THE ROLE OF ECG RECORDING AND MONITORING FOR THE EVALUATION OF THE SYNCOPE
Authors: Cristian Podoleanu
The initial evaluation of the syncope, defined as a transient loss of consciousness due to cerebral hypoperfusion, is aimed to identify the underlying mechanism and to stratify the risk and the prognosis of the patient. The importance of the ECG recording and monitoring relies in the need to choose the optimal treatment, based on the pathophysiological substrate.
Standard ECG recording is indicated as part of the initial evaluation and in some cases can offer significant clues to the etiology of the syncope. When symptoms are present with ECG evidence of acute ischemia with or without myocardial infarction, independently of its mechanism, well-defined arrhythmias (bradycardic or tachycardic) or pacemaker dysfunction a certain diagnosis can be made and appropriate treatment can be chosen.

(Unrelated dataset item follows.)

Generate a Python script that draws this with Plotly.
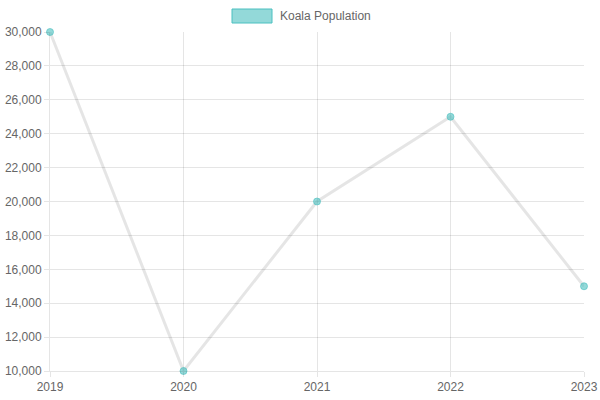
import plotly.graph_objects as go

YEARS = [2019, 2020, 2021, 2022, 2023]
POPULATION = [30000, 10000, 20000, 25000, 15000]
SERIES_NAME = 'Koala Population'

TEAL = 'rgba(75, 192, 192, 1)'
TEAL_FILL = 'rgba(75, 192, 192, 0.6)'
GRID = 'rgba(0, 0, 0, 0.1)'
FONT = dict(family='Liberation Sans, Arial, sans-serif', size=12, color='#666')

fig = go.Figure(
    data=[
        go.Scatter(
            x=YEARS,
            y=POPULATION,
            mode='lines+markers',
            name=SERIES_NAME,
            line={'color': 'rgba(0, 0, 0, 0.1)', 'width': 3},
            marker={'color': TEAL_FILL, 'size': 7,
                    'line': {'color': 'rgba(75, 192, 192, 0.6)', 'width': 1}},
            cliponaxis=False,
            showlegend=False,
        )
    ]
)

# chart.js style legend: wide swatch + label
fig.add_shape(
    type='rect', xref='paper', yref='paper',
    x0=(232 - 50) / 534, x1=(272 - 50) / 534,
    y0=1 + (32 - 9) / 339, y1=1 + (32 - 23) / 339,
    fillcolor=TEAL_FILL, line={'color': TEAL, 'width': 1},
)
fig.add_annotation(
    text=SERIES_NAME, xref='paper', yref='paper',
    x=(278 - 50) / 534, y=1 + (32 - 16) / 339,
    xanchor='left', yanchor='middle', showarrow=False, font=FONT,
)

axis_common = dict(
    showgrid=True, gridcolor=GRID, gridwidth=1,
    showline=True, linecolor=GRID, linewidth=1,
    ticks='outside', ticklen=5, tickcolor=GRID,
    zeroline=False, tickfont=FONT, automargin=False,
)

fig.update_xaxes(range=[2019, 2023], tickvals=YEARS, ticktext=[str(y) for y in YEARS], **axis_common)
fig.update_yaxes(range=[10000, 30000], dtick=2000, tickformat=',', **axis_common)

fig.update_layout(
    width=600, height=400,
    margin=dict(l=50, r=16, t=32, b=29),
    paper_bgcolor='white', plot_bgcolor='white',
    font=FONT,
)

# drop the default 8px body margin so the 600x400 figure fills the window
fig.write_html('out.html', config={'displayModeBar': False},
               post_script="document.body.style.margin='0';")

In other instances the initial ECG recording can be leading to a suspected diagnosis that has to be confirmed by further investigations. If reflex syncope is suspected head-up tilt testing is capable to reproduce a syncopal episode but the correlation of the induced ECG changes with the rhythm during the spontaneous event is not optimal and can be misleading for the selection of the optimal therapy.
ECG monitoring of shorter or longer duration, performed in-hospital settings by telemetry or by wearable recorders in out-patient setting is able to identify the electrocardiographic substrate of the syncope and to select the optimal treatment but delays the therapeutical intervention until the occurrence of the spontaneous event.